Scottish business warns recycling scheme will split UK drinks market

Scottish drinks makers have warned that a flagship recycling scheme, due to come in next year, threatens to fragment the UK beverage market and lead to the withdrawal of products such as craft beer from shelves.

The “deposit return scheme” is due to start in August 2023 before similar plans are rolled out to the rest of the UK. Under the proposal, customers are charged 20p when they buy a single-use drinks container, which they can claim back upon returning it.

Edinburgh hopes the plan — which is central to Scotland’s net zero emissions by 2045 target — will motivate people to recycle and reduce litter. Ministers aim to repurpose 90 per cent of the more than 2.5bn single-use glass, metal and plastic containers used in the country each year.

But businesses representing Scotland’s £14bn drinks and food industry say Holyrood is ignoring warnings of flaws that will render the system — whose objectives they support — unworkable and expensive.

Drinks retailers argue they will be hard pressed to install the machinery needed in time, and that introducing the scheme ahead of other UK nations risks creating a separate domestic drinks market, with producers beholden to different regulations to the rest of the country.

“We are effectively having to create a distinct Scottish drinks market,” said Ewan MacDonald-Russell, of the Scottish Retail Consortium, whose members include Tesco and Deliveroo. “It’s much less efficient to do things just in Scotland” as that would deprive companies of the ability to produce at scale and keep a lid on costs, he said.

The cost of creating specific labels and bar codes for the relatively small Scottish market may prompt businesses to stop stocking some products, reducing choice for customers, some warned.

Last month, eight retail associations sent a letter to the government saying urgent action was needed to prevent the scheme’s failure.

Jean-Etienne Gourgues, chief executive and chair of Chivas Brothers, the Scotch arm of French group Pernod Ricard, called for an alignment with the rest of the UK.

“It will be a bit paradoxical now that travel is authorised, [if] people arrive in Scotland and the choice of product available is smaller than” in other parts of the world, he said.

A number of businesses told the Financial Times they wanted to know how they would claw back VAT on the deposit, and what to do with their containers that do not comply with the incoming rules.

They also said it could potentially fall foul of post-Brexit legislation to ensure unhindered trade across the UK. This will only become clear when the final details of the scheme in England, Wales and Northern Ireland are announced.

Exporters south of the border are also worried about added overheads. “Our producers are looking at the costs and administration, and they are trying to figure out how much they can send to Scotland,” said Freddie Joosten, environment policy manager at the Wine and Spirits Trade Association, which has more than 300 members. “Will it be financially viable?”

While there is no specific requirement for separate labelling for containers that make their way to Scotland in the scheme, Joosten said there would be no other way for producers to track and trace them.

“What they have done is say you [producers] have to identify the bottles.

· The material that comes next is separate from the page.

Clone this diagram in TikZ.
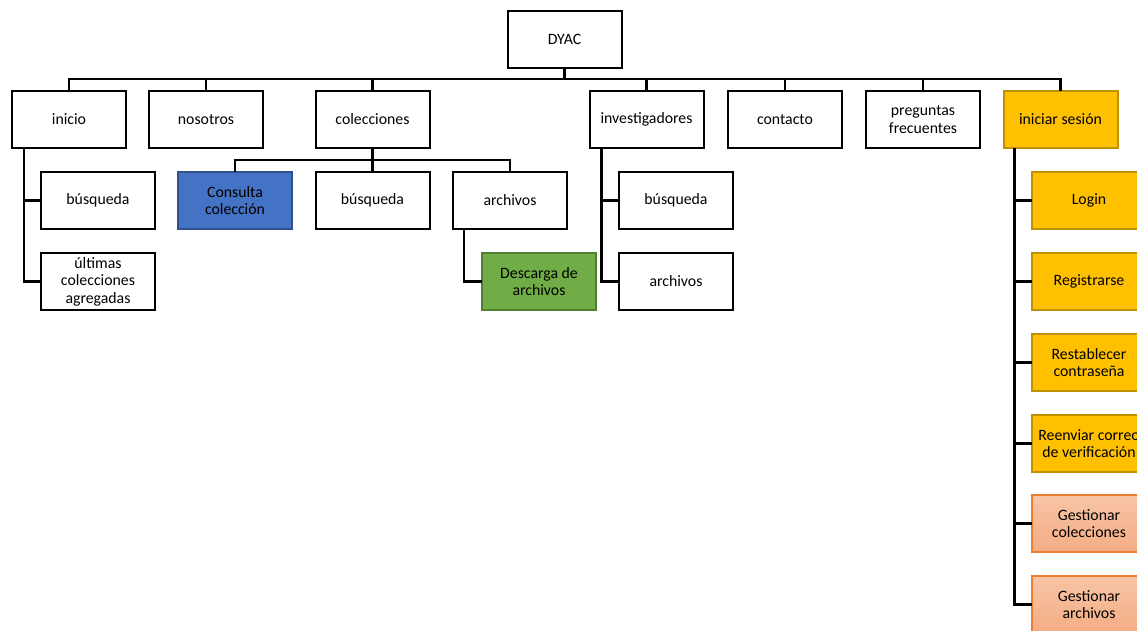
\documentclass[tikz,border=0pt]{standalone}
\usepackage{fontspec}
\setmainfont{Carlito}
\definecolor{blueF}{HTML}{4472C4}
\definecolor{blueD}{HTML}{2F528F}
\definecolor{greenF}{HTML}{70AD47}
\definecolor{greenD}{HTML}{507E32}
\definecolor{goldF}{HTML}{FFC000}
\definecolor{goldD}{HTML}{BF9000}
\definecolor{salT}{HTML}{F7C4A6}
\definecolor{salB}{HTML}{F4AD84}
\definecolor{salD}{HTML}{ED7D31}
\tikzset{
  box/.style={draw=black, line width=2pt, minimum width=114pt, minimum height=57pt,
    align=center, inner sep=0pt, fill=white, text=black,
    font=\fontsize{15.8}{17.5}\selectfont},
  bluebox/.style={box, fill=blueF, draw=blueD},
  greenbox/.style={box, fill=greenF, draw=greenD},
  goldbox/.style={box, fill=goldF, draw=goldD},
  salbox/.style={box, top color=salT, bottom color=salB, draw=salD},
  conn/.style={line width=2.5pt, draw=black, line cap=rect}
}
\begin{document}
\begin{tikzpicture}[x=1pt,y=-1pt]
\clip (0,0) rectangle (1137,631);
\fill[white] (0,0) rectangle (1137,631);
% top
\node[box] (dyac) at (564.5,39.5) {DYAC};
\coordinate (bus) at (0,79);
% level 1
\node[box] (inicio) at (69,119.5) {inicio};
\node[box] (nos) at (206,119.5) {nosotros};
\node[box] (col) at (372.5,119.5) {colecciones};
\node[box] (inv) at (646.5,119.5) {investigadores};
\node[box] (cont) at (785,119.5) {contacto};
\node[box] (preg) at (923,119.5) {preguntas\\frecuentes};
\node[goldbox] (ses) at (1060.5,119.5) {iniciar sesión};
% inicio children
\node[box] (ibus) at (98,200.5) {búsqueda};
\node[box] (iult) at (98,281.5) {últimas\\colecciones\\agregadas};
% colecciones children
\node[bluebox] (ccon) at (235,200.5) {Consulta\\colección};
\node[box] (cbus) at (372.5,200.5) {búsqueda};
\node[box] (carc) at (510,200.5) {archivos};
\node[greenbox] (cdes) at (539,281.5) {Descarga de\\archivos};
% investigadores children
\node[box] (vbus) at (676,200.5) {búsqueda};
\node[box] (varc) at (676,281.5) {archivos};
% iniciar sesion children
\node[goldbox] (login) at (1089,200.5) {Login};
\node[goldbox] (reg) at (1089,281.5) {Registrarse};
\node[goldbox] (rest) at (1089,362.5) {Restablecer\\contraseña};
\node[goldbox] (reen) at (1089,443.5) {Reenviar correo\\de verificación};
\node[salbox] (gcol) at (1089,523.5) {Gestionar\\colecciones};
\node[salbox] (garc) at (1089,604.5) {Gestionar\\archivos};
% connectors level 0-1
\draw[conn] (dyac.south) -- (dyac.south |- bus);
\draw[conn] (inicio.north) -- (inicio.north |- bus) -- (ses.north |- bus) -- (ses.north);
\foreach \n in {nos,col,inv,cont,preg} \draw[conn] (\n.north) -- (\n.north |- bus);
% inicio
\coordinate (istem) at ([xshift=13pt]inicio.south west);
\draw[conn] (istem) |- (iult.west);
\draw[conn] (istem |- ibus.west) -- (ibus.west);
% colecciones
\coordinate (cbar) at ([yshift=-11pt]col.south);
\draw[conn] (col.south) -- (cbar);
\draw[conn] (ccon.north) -- (ccon.north |- cbar) -- (carc.north |- cbar) -- (carc.north);
\draw[conn] (cbus.north) -- (cbus.north |- cbar);
\coordinate (astem) at ([xshift=12pt]carc.south west);
\draw[conn] (astem) |- (cdes.west);
% investigadores
\coordinate (vstem) at ([xshift=13pt]inv.south west);
\draw[conn] (vstem) |- (varc.west);
\draw[conn] (vstem |- vbus.west) -- (vbus.west);
% iniciar sesion
\coordinate (sstem) at ([xshift=12pt]ses.south west);
\draw[conn] (sstem) |- (garc.west);
\foreach \n in {login,reg,rest,reen,gcol} \draw[conn] (sstem |- \n.west) -- (\n.west);
\end{tikzpicture}
\end{document}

How are you going to do that? Obviously you have to have labels,” Joosten said.

Jamie Delap

Jamie Delap, head of Fyne Ales in Argyllshire in western Scotland and a director of the UK-wide Society of Independent Brewers, said the design of the scheme would “decimate” small producers.

“Coming out of the pandemic, everyone is carrying more debt and as we go into this cost of living crisis, brewers are struggling to make their businesses work,” he said. “This unworkable deposit return scheme is posing an existential risk to small brewers.”

Online sales, which proved to be a lifeline for small producers during the Covid-19 crisis, were another source of concern for businesses, who argued that these would be damaged if they were also required to add container pick-ups to their service.

Fyne Ales Brewery prepares its beer for delivery to online customers

Claire Rennie, owner of Summerhouse Drinks, which produces craft soft drinks with herbs grown at the family farm in Aberdeenshire, said the company is worried about the inclusion of glass in the Scottish scheme.

“Effectively there is going to be a trade border created for glass bottles between Scotland and England” and that means small companies like hers “will never have the economies of scale”, Rennie said.

Lorna Slater, Scotland’s circular economy minister and co-leader of the Greens, said that similar schemes had already proven successful in many European countries. Similar systems have been in place in Denmark, Germany and Netherlands for decades.

“We are confident that ours will deliver similar results,” said Slater. She added that businesses should contact Circularity Scotland, the body set up in 2021 to run the deposit return scheme, for information on how to run the scheme.

Circularity Scotland said it had secured £18mn in commercial loans for the set-up phase of the scheme. It has also appointed a sustainable waste management company for collecting and processing “billions” of drinks containers, which could create 500 jobs.